FireAct - Innovative Methods for Language Agent Fine-tuning

FireAct: Toward Language Agent Fine-tuning

FireAct is an innovative project focused on the fine-tuning of language agents. Stemming from a comprehensive academic publication, the project's repository encompasses prompts, demo code, and fine-tuning data integral for language model development and experimentation. The project is spearheaded by Baian Chen and collaborators, highlighting its scholarly foundation.

Overview

The FireAct project is structured to facilitate the development and fine-tuning of language agents. Key components include:

Tools: Defined in the tools/ directory, these are necessary for implementing various functionalities.
Tasks: Outlined in tasks/, these are targeted objectives or questions to be addressed by the language model.
Data Collection & Experimentation: Managed through generation.py, this step involves gathering data and running experiments. The outcomes are stored in trajs/.

Data & Prompts

Data management and prompt setup are critical to the FireAct project. The data/ directory contains datasets to generate training data, with examples formatted for both Alpaca and GPT models. The prompts/ directory is specifically designed to aid in the generation of effective training data and in conducting experimental runs.

Setup

To get started with FireAct, users need to secure API keys for OpenAI and SERP services, creating environment variables for both. Setting up the project involves:

Creating a virtual environment using Conda.
Cloning the repository from GitHub.
Installing necessary dependencies listed in requirements.txt.

Running the Demo

Data Generation
Users can execute data generation with:

python generation.py --task hotpotqa --backend gpt-4 --promptpath default --evaluate --random --task_split val --temperature 0 --task_end_index 5

This command requires setting a high --task_end_index for obtaining substantial data samples.
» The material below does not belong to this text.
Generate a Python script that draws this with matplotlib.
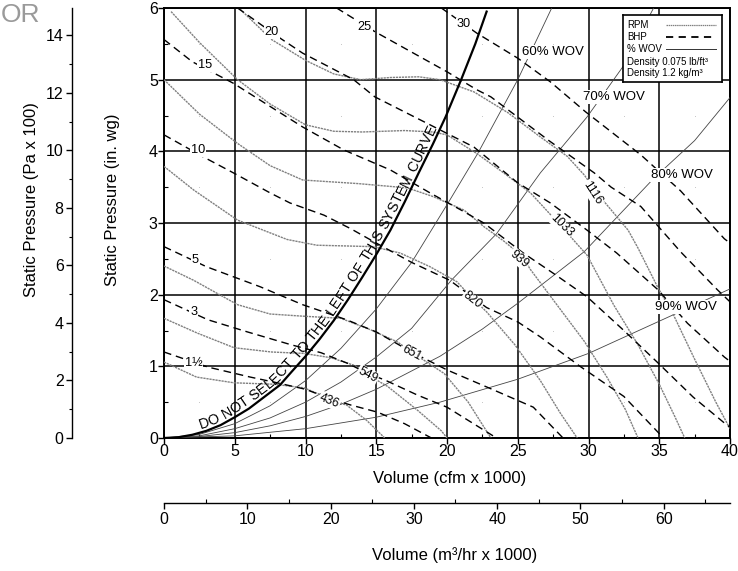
import numpy as np
import matplotlib
matplotlib.use("Agg")
import matplotlib.pyplot as plt
from matplotlib.font_manager import FontProperties
from matplotlib.ticker import MultipleLocator

plt.rcParams['font.family'] = ['Liberation Sans', 'DejaVu Sans']

# ---------------- data (Volume in cfm x 1000, pressure in in. wg) ----------------
rpm_names = ['436', '549', '651', '820', '939', '1033', '1116']
r436_x = [0, 2.3, 4.95, 7.8, 9.9, 11.1, 11.7, 12.9, 14.3, 15.6]
r436_y = [1.06, 0.85, 0.77, 0.75, 0.70, 0.60, 0.53, 0.46, 0.25, 0.0]
r549_x = [0, 2.4, 4.95, 7.6, 9.9, 11.8, 13.5, 14.4, 15.8, 17.9, 19.6, 20.0]
r549_y = [1.67, 1.46, 1.26, 1.20, 1.18, 1.12, 1.01, 0.88, 0.72, 0.39, 0.10, 0.0]
r651_x = [0, 2.1, 5.2, 7.5, 9.8, 12.5, 14.6, 16.5, 17.5, 18.1, 19.8, 21.5, 23.1]
r651_y = [2.40, 2.20, 1.86, 1.73, 1.70, 1.67, 1.51, 1.34, 1.20, 1.12, 0.90, 0.50, 0.0]
r820_x = [0, 2.1, 5.2, 8.7, 10.8, 14.8, 16.7, 18.8, 20.7, 21.7, 22.8, 24.8, 26.6, 28.0, 29.2]
r820_y = [3.79, 3.46, 3.04, 2.77, 2.69, 2.67, 2.58, 2.39, 2.18, 1.97, 1.76, 1.30, 0.80, 0.35, 0.0]
r939_x = [0, 2.5, 5.2, 7.5, 9.8, 13.7, 17.2, 19.0, 21.2, 22.6, 24.0, 25.3, 25.9, 27.8, 29.7, 31.3, 32.6, 33.5]
r939_y = [5.00, 4.52, 4.11, 3.80, 3.60, 3.55, 3.49, 3.37, 3.18, 2.95, 2.75, 2.54, 2.35, 1.85, 1.35, 0.85, 0.40, 0.0]
r1033_x = [0.5, 2.5, 5.2, 7.5, 10, 12, 14, 17, 19, 20, 22.1, 24, 25.9, 28, 29.9, 31.8, 33.5, 35.0, 36.1, 36.8]
r1033_y = [5.95, 5.52, 5.0, 4.66, 4.37, 4.28, 4.27, 4.29, 4.27, 4.23, 3.97, 3.70, 3.42, 2.97, 2.55, 1.85, 1.30, 0.75, 0.30, 0.0]
r1116_x = [5.4, 7.6, 10, 12, 13.9, 16, 18, 19.5, 21.9, 24.3, 26.6, 28.5, 29.7, 30.5, 31.1, 32.8, 33.5, 34.9, 36.0, 37.5, 39.0, 40.0]
r1116_y = [5.98, 5.56, 5.27, 5.08, 5.0, 5.03, 5.04, 5.0, 4.83, 4.54, 4.20, 3.93, 3.67, 3.45, 3.30, 2.90, 2.65, 2.10, 1.72, 1.10, 0.50, 0.13]
rpm_label_x = [11.7, 14.4, 17.5, 21.8, 25.1, 28.1, 30.3]
rpm_label_y = [0.52, 0.88, 1.19, 1.92, 2.50, 2.97, 3.42]
rpm_label_rot = [-22, -28, -28, -38, -40, -45, -57]

bhp_names = ['1½', '3', '5', '10', '15', '20', '25', '30']
b1_x = [0, 3.1, 6.1, 8.0, 10.0, 11.7, 13.2, 15.1, 17.0, 18.9]
b1_y = [1.20, 0.99, 0.85, 0.77, 0.68, 0.55, 0.46, 0.36, 0.20, 0.0]
b3_x = [0, 3.1, 5.9, 9.0, 11.1, 13.0, 14.4, 15.6, 17.9, 20.0, 23.5]
b3_y = [1.93, 1.65, 1.48, 1.30, 1.19, 1.04, 0.90, 0.81, 0.60, 0.43, 0.0]
b5_x = [0, 3.0, 6.8, 9.8, 12.9, 15.0, 17.5, 20.0, 23.3, 26.1, 28.2]
b5_y = [2.67, 2.39, 2.11, 1.86, 1.65, 1.48, 1.20, 0.95, 0.67, 0.43, 0.0]
b10_x = [0, 2.8, 4.9, 7.5, 8.9, 11.3, 13.2, 15.0, 17.5, 20.2, 22.8, 25.0, 26.6, 29.4, 32.5, 35.3]
b10_y = [4.23, 3.92, 3.70, 3.42, 3.28, 3.11, 2.92, 2.72, 2.45, 2.20, 1.82, 1.62, 1.41, 1.00, 0.58, 0.0]
b15_x = [0, 2.0, 4.9, 9.8, 12.7, 16.0, 18.8, 21.0, 22.6, 25.4, 27.5, 29.9, 32.5, 34.9, 37.4, 39.6, 40]
b15_y = [5.56, 5.25, 4.95, 4.34, 4.02, 3.74, 3.42, 3.18, 3.0, 2.58, 2.30, 1.97, 1.50, 1.05, 0.57, 0.21, 0.15]
b20_x = [5.2, 8.2, 9.8, 13.4, 14.9, 17.5, 20.0, 21.9, 25.0, 27.3, 29.9, 32.0, 34.9, 37.0, 39.6, 40]
b20_y = [6.0, 5.58, 5.37, 5.0, 4.76, 4.50, 4.25, 4.06, 3.56, 3.28, 2.90, 2.58, 2.07, 1.60, 1.13, 1.07]
b25_x = [12.2, 14.9, 20.0, 22.1, 23.1, 27.2, 30.4, 31.6, 33.7, 36.5, 39.1, 40]
b25_y = [6.0, 5.67, 5.11, 4.86, 4.76, 4.15, 3.70, 3.50, 3.23, 2.60, 2.07, 1.90]
b30_x = [19.6, 22.1, 25.0, 27.3, 29.8, 33.7, 36.5, 39.6, 40]
b30_y = [6.0, 5.65, 5.30, 4.97, 4.55, 3.95, 3.45, 2.78, 2.72]
bhp_label_x = [2.1, 2.1, 2.2, 2.4, 2.9, 7.6, 14.2, 21.2]
bhp_label_y = [1.05, 1.76, 2.49, 4.02, 5.20, 5.67, 5.73, 5.77]

wov_names = ['60% WOV', '70% WOV', '80% WOV', '90% WOV']
w60_x = [0, 2.5, 5, 7.5, 10, 12.5, 15, 17.5, 20.2, 22.2, 25.0, 27.4]
w60_y = [0, 0.05, 0.20, 0.45, 0.80, 1.25, 1.80, 2.45, 3.32, 3.98, 5.0, 6.0]
w70_x = [0, 2.5, 5, 7.5, 10, 12.5, 15, 17.5, 20.3, 23.5, 26.6, 29.9, 32.5, 34.6]
w70_y = [0, 0.03, 0.13, 0.28, 0.50, 0.78, 1.13, 1.53, 2.20, 2.85, 3.70, 4.48, 5.20, 6.0]
w80_x = [0, 2.5, 5, 7.5, 10, 12.5, 15, 19.5, 22.5, 25, 29.7, 34.6, 37.5, 40]
w80_y = [0, 0.02, 0.075, 0.17, 0.30, 0.47, 0.68, 1.14, 1.52, 1.88, 2.60, 3.62, 4.15, 4.75]
w90_x = [0, 5, 10, 15, 19.5, 25, 30, 36, 40]
w90_y = [0, 0.03, 0.13, 0.29, 0.50, 0.82, 1.18, 1.72, 2.08]
wov_label_x = [27.5, 31.8, 36.6, 36.9]
wov_label_y = [5.39, 4.76, 3.67, 1.83]

sys_x = [0, 1, 2, 3, 4, 5, 6, 7, 8.2, 9, 10, 11, 12, 13, 14, 15, 16, 17, 18, 19, 19.9, 21, 22, 22.8]
sys_y = [0, 0.01, 0.045, 0.10, 0.18, 0.29, 0.41, 0.56, 0.74, 0.92, 1.14, 1.38, 1.64, 1.93,
         2.24, 2.56, 2.90, 3.29, 3.70, 4.10, 4.48, 5.0, 5.50, 5.95]
sys_text = 'DO NOT SELECT TO THE LEFT OF THIS SYSTEM CURVE'

cfm_max = 40
inwg_max = 6
pa_per_inwg = 249.09 / 100      # Pa x 100
m3h_per_cfm = 1.699

# ---------------- layout ----------------
W, H = 738, 571
fig = plt.figure(figsize=(W / 100, H / 100), dpi=100)
def fx(px): return px / W
def fy(py): return 1 - py / H
L, R, T, B = 164, 730, 8, 438
TICK_FS = 11.5
TITLE_FS = 12

ax = fig.add_axes([fx(L), fy(B), (R - L) / W, (B - T) / H])
ax.set_xlim(0, cfm_max)
ax.set_ylim(0, inwg_max)
ax.xaxis.set_major_locator(MultipleLocator(5))
ax.xaxis.set_minor_locator(MultipleLocator(2.5))
ax.yaxis.set_major_locator(MultipleLocator(1))
ax.yaxis.set_minor_locator(MultipleLocator(0.5))
ax.tick_params(which='major', direction='out', length=4, width=1, labelsize=TICK_FS, pad=0.5)
ax.tick_params(which='minor', direction='in', length=3, width=0.8)
ax.grid(which='major', color='black', lw=1.1)
ax.set_axisbelow(True)
for s in ax.spines.values():
    s.set_linewidth(1.4)

# tiny marks in the cell centres
cx = np.arange(2.5, cfm_max, 5)
cy = np.arange(0.5, inwg_max, 1)
CX, CY = np.meshgrid(cx, cy)
ax.plot(CX.ravel(), CY.ravel(), ls='none', marker='s', ms=0.7, mew=0, color='#c8c8c8', zorder=1)

rpm_curves = [(r436_x, r436_y), (r549_x, r549_y), (r651_x, r651_y), (r820_x, r820_y),
              (r939_x, r939_y), (r1033_x, r1033_y), (r1116_x, r1116_y)]
bhp_curves = [(b1_x, b1_y), (b3_x, b3_y), (b5_x, b5_y), (b10_x, b10_y),
              (b15_x, b15_y), (b20_x, b20_y), (b25_x, b25_y), (b30_x, b30_y)]
wov_curves = [(w60_x, w60_y), (w70_x, w70_y), (w80_x, w80_y), (w90_x, w90_y)]

for xs, ys in wov_curves:
    ax.plot(xs, ys, color='#444444', lw=0.6, zorder=3)
for xs, ys in rpm_curves:
    ax.plot(xs, ys, color='#808080', lw=1.0, ls=(0, (1.6, 0.6)), zorder=4)
for xs, ys in bhp_curves:
    ax.plot(xs, ys, color='black', lw=1.0, ls=(0, (5.5, 3.5)), zorder=5)
ax.plot(sys_x, sys_y, color='black', lw=1.6, zorder=6)

wb = dict(fc='white', ec='none', pad=0.6)
for n, x, y, r in zip(rpm_names, rpm_label_x, rpm_label_y, rpm_label_rot):
    ax.text(x, y, n, rotation=r, ha='center', va='center', fontsize=8.8,
            bbox=wb, zorder=8, rotation_mode='anchor')
for n, x, y in zip(bhp_names, bhp_label_x, bhp_label_y):
    ax.text(x, y, n, ha='center', va='center', fontsize=9.2, bbox=wb, zorder=8)
for n, x, y in zip(wov_names, wov_label_x, wov_label_y):
    ax.text(x, y, n, ha='center', va='center', fontsize=9.5, bbox=wb, zorder=8)

# ---------------- text along the system curve ----------------
def text_along(ax, xs, ys, text, x_start, x_end, offset, fs):
    fig.canvas.draw()
    rend = fig.canvas.get_renderer()
    pts = ax.transData.transform(np.column_stack([xs, ys]))
    d = np.hypot(*np.diff(pts, axis=0).T)
    s = np.concatenate([[0], np.cumsum(d)])
    s0 = np.interp(x_start, xs, s)
    s1 = np.interp(x_end, xs, s)
    prop = FontProperties(family='Liberation Sans', size=fs)
    wI = rend.get_text_width_height_descent('I', prop, ismath=False)[0]
    def width(t):
        return rend.get_text_width_height_descent(t + 'I', prop, ismath=False)[0] - wI
    total = width(text)
    extra = ((s1 - s0) - total) / (len(text) - 1)
    for i, ch in enumerate(text):
        if ch == ' ':
            continue
        a = width(text[:i]) + extra * i
        b = width(text[:i + 1]) + extra * i
        sc = s0 + (a + b) / 2
        p = np.array([np.interp(sc, s, pts[:, 0]), np.interp(sc, s, pts[:, 1])])
        pa = np.array([np.interp(sc - 10, s, pts[:, 0]), np.interp(sc - 10, s, pts[:, 1])])
        pb = np.array([np.interp(sc + 10, s, pts[:, 0]), np.interp(sc + 10, s, pts[:, 1])])
        dx, dy = pb - pa
        ang = np.degrees(np.arctan2(dy, dx))
        nrm = np.array([-dy, dx]) / np.hypot(dx, dy)
        q = p + nrm * offset
        xd, yd = ax.transData.inverted().transform(q)
        ax.text(xd, yd, ch, rotation=ang, rotation_mode='anchor', ha='center',
                va='baseline', fontproperties=prop, zorder=9)

text_along(ax, sys_x, sys_y, sys_text, 2.7, 19.5, 3.5, 10.3)

# ---------------- legend box ----------------
lg = fig.add_axes([fx(623), fy(82), 99 / W, 67 / H])
lg.set_xlim(0, 99)
lg.set_ylim(67, 0)
lg.set_xticks([]); lg.set_yticks([])
for s in lg.spines.values():
    s.set_linewidth(1.2)
lg.set_zorder(10)
LFS = 7
lg.text(4, 10, 'RPM', fontsize=LFS, va='center')
lg.text(4, 22, 'BHP', fontsize=LFS, va='center')
lg.text(4, 34, '% WOV', fontsize=LFS, va='center')
lg.text(4, 47, 'Density 0.075 lb/ft³', fontsize=LFS, va='center')
lg.text(4, 58, 'Density 1.2 kg/m³', fontsize=LFS, va='center')
lg.plot([43, 93], [10, 10], color='#808080', lw=0.9, ls=(0, (1.2, 0.5)))
lg.plot([43, 93], [22, 22], color='black', lw=1.3, ls=(0, (4, 3)))
lg.plot([43, 93], [34, 34], color='#333333', lw=0.7)

# ---------------- secondary Pa axis ----------------
axp = fig.add_axes([fx(72), fy(B), 0.0005, (B - T) / H])
axp.set_ylim(0, inwg_max * pa_per_inwg)
for k in ['top', 'right', 'bottom']:
    axp.spines[k].set_visible(False)
axp.spines['left'].set_linewidth(1.0)
axp.set_xticks([])
axp.patch.set_visible(False)
axp.yaxis.set_major_locator(MultipleLocator(2))
axp.yaxis.set_minor_locator(MultipleLocator(1))
axp.tick_params(which='major', direction='out', length=4, width=1, labelsize=TICK_FS, pad=2)
axp.tick_params(which='minor', direction='out', length=2, width=0.8)

# ---------------- secondary m3/hr axis ----------------
axm = fig.add_axes([fx(L), fy(503), (R - L) / W, 0.0005])
axm.set_xlim(0, cfm_max * m3h_per_cfm)
for k in ['top', 'right', 'left']:
    axm.spines[k].set_visible(False)
axm.spines['bottom'].set_linewidth(1.0)
axm.set_yticks([])
axm.patch.set_visible(False)
axm.xaxis.set_major_locator(MultipleLocator(10))
axm.xaxis.set_minor_locator(MultipleLocator(5))
axm.tick_params(which='major', direction='out', length=4, width=1, labelsize=TICK_FS, pad=2.5)
axm.tick_params(which='minor', direction='in', length=3, width=0.8)

# ---------------- titles ----------------
fig.text(fx(32), fy(200), 'Static Pressure (Pa x 100)', rotation=90, ha='center', va='center', fontsize=TITLE_FS)
fig.text(fx(113), fy(200), 'Static Pressure (in. wg)', rotation=90, ha='center', va='center', fontsize=TITLE_FS)
fig.text(fx(450), fy(479), 'Volume (cfm x 1000)', ha='center', va='center', fontsize=TITLE_FS)
fig.text(fx(455), fy(555), 'Volume (m³/hr x 1000)', ha='center', va='center', fontsize=TITLE_FS)
fig.text(fx(1), fy(3), 'OR', ha='left', va='top', fontsize=19, color='#9a9a9a')

fig.savefig('out.png', dpi=100)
The data must then be converted to suitable formats for training.

Supervised Fine-tuning
The fine-tuning process for language models is illustrated with:

cd finetune/llama_lora
python finetune.py --base_model meta-llama/Llama-2-13b-chat-hf --data_path ../../data/finetune/alpaca_format/hotpotqa.json --micro_batch_size 8 --num_epochs 30 --output_dir ../../models/lora/fireact-llama-2-13b --val_set_size 0.01 --cutoff_len 512

Inference
Inference tasks can be executed using the following examples:

For FireAct Llama:

python generation.py --task hotpotqa --backend llama --evaluate --random --task_split dev --task_end_index 5 --modelpath meta-llama/Llama-2-7b-chat --add_lora --alpaca_format --peftpath forestai/fireact_llama_2_7b_lora

For FireAct GPT:

python generation.py --task hotpotqa --backend ft:gpt-3.5-turbo-0613:<YOUR_MODEL> --evaluate --random --task_split dev --temperature 0 --chatgpt_format --task_end_index 5

Model Zoo

FireAct offers a variety of multitask models based on the Llama family, available on Hugging Face:

Llama2-7B: Available as a LoRA fine-tuned model and full model.
Llama2-13B: Also available as a LoRA fine-tuned model.
CodeLlama series (7B, 13B, 34B): All fine-tuned using the LoRA method.

These models encompass diverse functionalities suitable for a range of language tasks.

References

FireAct is complemented by key contributions from notable codebases such as ReAct, Stanford Alpaca, and various LoRA implementations, ensuring robust and comprehensive support for model fine-tuning.